Plot is a crucial element to any Batman game, but we all know that’s just a bonus to the reason we’re all here in the first place: gameplay. Knight plays mostly the same as the previous entries in the franchise, with the addition of the Batmobile. Half race-car and half tank, the Batmobile is a force to be reckoned with. Whether you want to take a quick cruise around the city to speed up traversal, or engage in a tank battle with a fleet of the many unmanned drones who now occupy Gotham, the Batmobile is an absolute joy to control. Towards the end of the game some of the driving mechanics can become a bit tiresome, but any frustration that arises is quickly cast away as the next gameplay section begins. Combat is fluid as ever, with great enemy variety and pairings that force the player to advance their skill-level in meaningful and enjoyable ways. Predator sections have gotten a bit of an upgrade as well with the addition of the fear takedown, allowing Batman to dispatch multiple foes at once as long as he has the element of surprise. The core gameplay experience is more of the same for those familiar with the series, but with just enough changes and tweaks to keep it fresh and engaging.
Following in the footsteps of Arkham City, Arkham Knight is segmented into a dozen different quest-lines. These range from the ever-present Riddler challenges, to stopping Two-Face from robbing banks or even using Batman’s detective skills to catch a mysterious serial-killer. Players can choose which quest to pursue at any time during play, and there is enough content here to keep you invested for a few dozen hours. Some of the side-quests are a bit disappointing because what seems like an interesting story usually just kind of fizzles out by the end, but this can be forgiven when considering the staggering amount of content available.
Despite everything that’s great about it, Arkham Knight is not without its faults. The main campaign becomes a bit of a slog around three-quarters of the way through. This fatigue probably could have been avoided by spacing out a couple of the Batmobile sections, or maybe even removing one completely. Insta-fail stealth sections and chase sequences back to back had me frustrated many times, and I was worried for a bit that I’d already seen the peak of what the game had to offer. Thankfully, the feeling subsided as Arkham Knight worked towards it’s climax, and looking back on my thirty hours with it they are an extremely small hiccup in what was otherwise a superb and memorable experience.
Batman: Arkham Knight is the perfect summer blockbuster.

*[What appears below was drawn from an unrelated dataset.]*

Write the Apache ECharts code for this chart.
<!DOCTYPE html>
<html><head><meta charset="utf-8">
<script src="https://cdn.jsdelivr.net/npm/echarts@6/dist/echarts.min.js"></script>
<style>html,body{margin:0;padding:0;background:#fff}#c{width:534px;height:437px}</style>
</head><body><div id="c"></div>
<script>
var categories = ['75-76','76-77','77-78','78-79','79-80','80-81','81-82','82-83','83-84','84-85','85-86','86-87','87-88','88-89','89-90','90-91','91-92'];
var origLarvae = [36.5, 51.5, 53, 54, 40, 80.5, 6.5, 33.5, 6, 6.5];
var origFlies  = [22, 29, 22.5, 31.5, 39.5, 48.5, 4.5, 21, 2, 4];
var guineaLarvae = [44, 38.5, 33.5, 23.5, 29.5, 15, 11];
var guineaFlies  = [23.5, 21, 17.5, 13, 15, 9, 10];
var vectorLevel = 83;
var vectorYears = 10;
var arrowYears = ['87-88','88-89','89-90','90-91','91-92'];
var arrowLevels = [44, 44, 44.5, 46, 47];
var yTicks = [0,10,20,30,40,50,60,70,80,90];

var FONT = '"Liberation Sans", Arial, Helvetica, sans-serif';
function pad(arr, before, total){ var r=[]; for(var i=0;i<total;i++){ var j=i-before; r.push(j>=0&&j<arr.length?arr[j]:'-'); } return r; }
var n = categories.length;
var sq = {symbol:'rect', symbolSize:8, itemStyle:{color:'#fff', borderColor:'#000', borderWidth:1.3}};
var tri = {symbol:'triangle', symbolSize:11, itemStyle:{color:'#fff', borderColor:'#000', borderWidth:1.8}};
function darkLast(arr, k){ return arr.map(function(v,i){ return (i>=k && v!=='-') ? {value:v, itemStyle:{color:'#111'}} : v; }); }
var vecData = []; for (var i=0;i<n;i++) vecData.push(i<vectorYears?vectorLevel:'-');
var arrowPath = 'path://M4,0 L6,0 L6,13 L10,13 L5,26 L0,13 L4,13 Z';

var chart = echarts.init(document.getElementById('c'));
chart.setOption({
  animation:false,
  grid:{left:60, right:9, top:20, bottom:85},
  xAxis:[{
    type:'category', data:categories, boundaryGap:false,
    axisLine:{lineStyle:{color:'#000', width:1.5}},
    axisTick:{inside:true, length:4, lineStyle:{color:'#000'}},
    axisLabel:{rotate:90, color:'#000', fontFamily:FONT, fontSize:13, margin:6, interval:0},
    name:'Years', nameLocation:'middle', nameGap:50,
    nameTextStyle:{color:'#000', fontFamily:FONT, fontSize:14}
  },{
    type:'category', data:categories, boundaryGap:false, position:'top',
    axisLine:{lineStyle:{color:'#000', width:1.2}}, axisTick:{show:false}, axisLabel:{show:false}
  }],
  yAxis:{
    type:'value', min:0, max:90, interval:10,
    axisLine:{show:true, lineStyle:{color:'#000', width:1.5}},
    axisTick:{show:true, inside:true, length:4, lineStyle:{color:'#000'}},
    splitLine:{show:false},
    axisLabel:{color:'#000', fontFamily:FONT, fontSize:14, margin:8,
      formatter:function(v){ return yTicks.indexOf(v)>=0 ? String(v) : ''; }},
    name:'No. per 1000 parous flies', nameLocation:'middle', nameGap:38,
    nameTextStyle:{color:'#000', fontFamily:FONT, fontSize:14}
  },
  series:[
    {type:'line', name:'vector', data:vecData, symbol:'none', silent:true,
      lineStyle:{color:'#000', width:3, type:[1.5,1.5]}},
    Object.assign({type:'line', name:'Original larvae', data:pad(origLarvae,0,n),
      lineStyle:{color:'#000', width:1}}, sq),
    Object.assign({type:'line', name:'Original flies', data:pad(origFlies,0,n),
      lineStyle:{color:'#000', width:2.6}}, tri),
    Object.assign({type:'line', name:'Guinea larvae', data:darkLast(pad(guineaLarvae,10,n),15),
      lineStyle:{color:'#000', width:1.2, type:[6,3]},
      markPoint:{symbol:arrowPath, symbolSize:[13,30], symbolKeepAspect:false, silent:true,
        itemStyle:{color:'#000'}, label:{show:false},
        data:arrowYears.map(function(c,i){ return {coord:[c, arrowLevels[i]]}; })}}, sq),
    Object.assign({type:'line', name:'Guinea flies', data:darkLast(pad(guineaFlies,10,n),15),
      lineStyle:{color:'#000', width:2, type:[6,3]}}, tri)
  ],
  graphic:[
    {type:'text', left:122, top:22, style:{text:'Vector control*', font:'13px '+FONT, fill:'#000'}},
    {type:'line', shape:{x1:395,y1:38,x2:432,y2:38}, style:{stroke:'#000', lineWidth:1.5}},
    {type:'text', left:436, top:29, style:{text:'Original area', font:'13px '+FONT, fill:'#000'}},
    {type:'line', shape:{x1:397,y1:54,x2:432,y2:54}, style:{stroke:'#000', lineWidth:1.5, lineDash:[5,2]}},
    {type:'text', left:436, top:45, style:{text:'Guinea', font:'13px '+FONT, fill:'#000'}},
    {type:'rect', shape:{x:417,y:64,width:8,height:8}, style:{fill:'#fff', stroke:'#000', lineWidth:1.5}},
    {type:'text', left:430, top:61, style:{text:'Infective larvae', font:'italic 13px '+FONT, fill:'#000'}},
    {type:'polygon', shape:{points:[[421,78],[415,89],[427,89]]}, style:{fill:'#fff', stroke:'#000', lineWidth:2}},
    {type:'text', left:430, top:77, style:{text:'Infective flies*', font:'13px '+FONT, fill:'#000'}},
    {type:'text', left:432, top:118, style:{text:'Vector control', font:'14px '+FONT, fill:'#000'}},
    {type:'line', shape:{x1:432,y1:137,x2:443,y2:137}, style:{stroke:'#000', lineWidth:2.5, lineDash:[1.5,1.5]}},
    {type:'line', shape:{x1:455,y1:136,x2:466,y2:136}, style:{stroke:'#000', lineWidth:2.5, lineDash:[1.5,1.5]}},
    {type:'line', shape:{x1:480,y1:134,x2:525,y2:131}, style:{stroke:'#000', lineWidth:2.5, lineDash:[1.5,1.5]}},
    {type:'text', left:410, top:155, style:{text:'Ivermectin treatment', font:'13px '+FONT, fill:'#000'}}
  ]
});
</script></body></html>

It’s a game you can pick up and burn through in a few play sessions to see the story, and will keep you coming back after for the side content and the free-roaming. Controls are tight, combat is bliss, and even something as simples as diving into or ejecting out of the Batmobile never fails to put a smile on my face. Arkham Knight truly makes the player feel like an unstoppable badass and successfully conveys all of the things that I love about Batman. It is for these reasons that I am awarding Arkham Knight the Adonis Immaculate on the Game Awry Review Scale. Batman: Arkham Knight is an absolute must play title and will be the benchmark super hero game for years to come.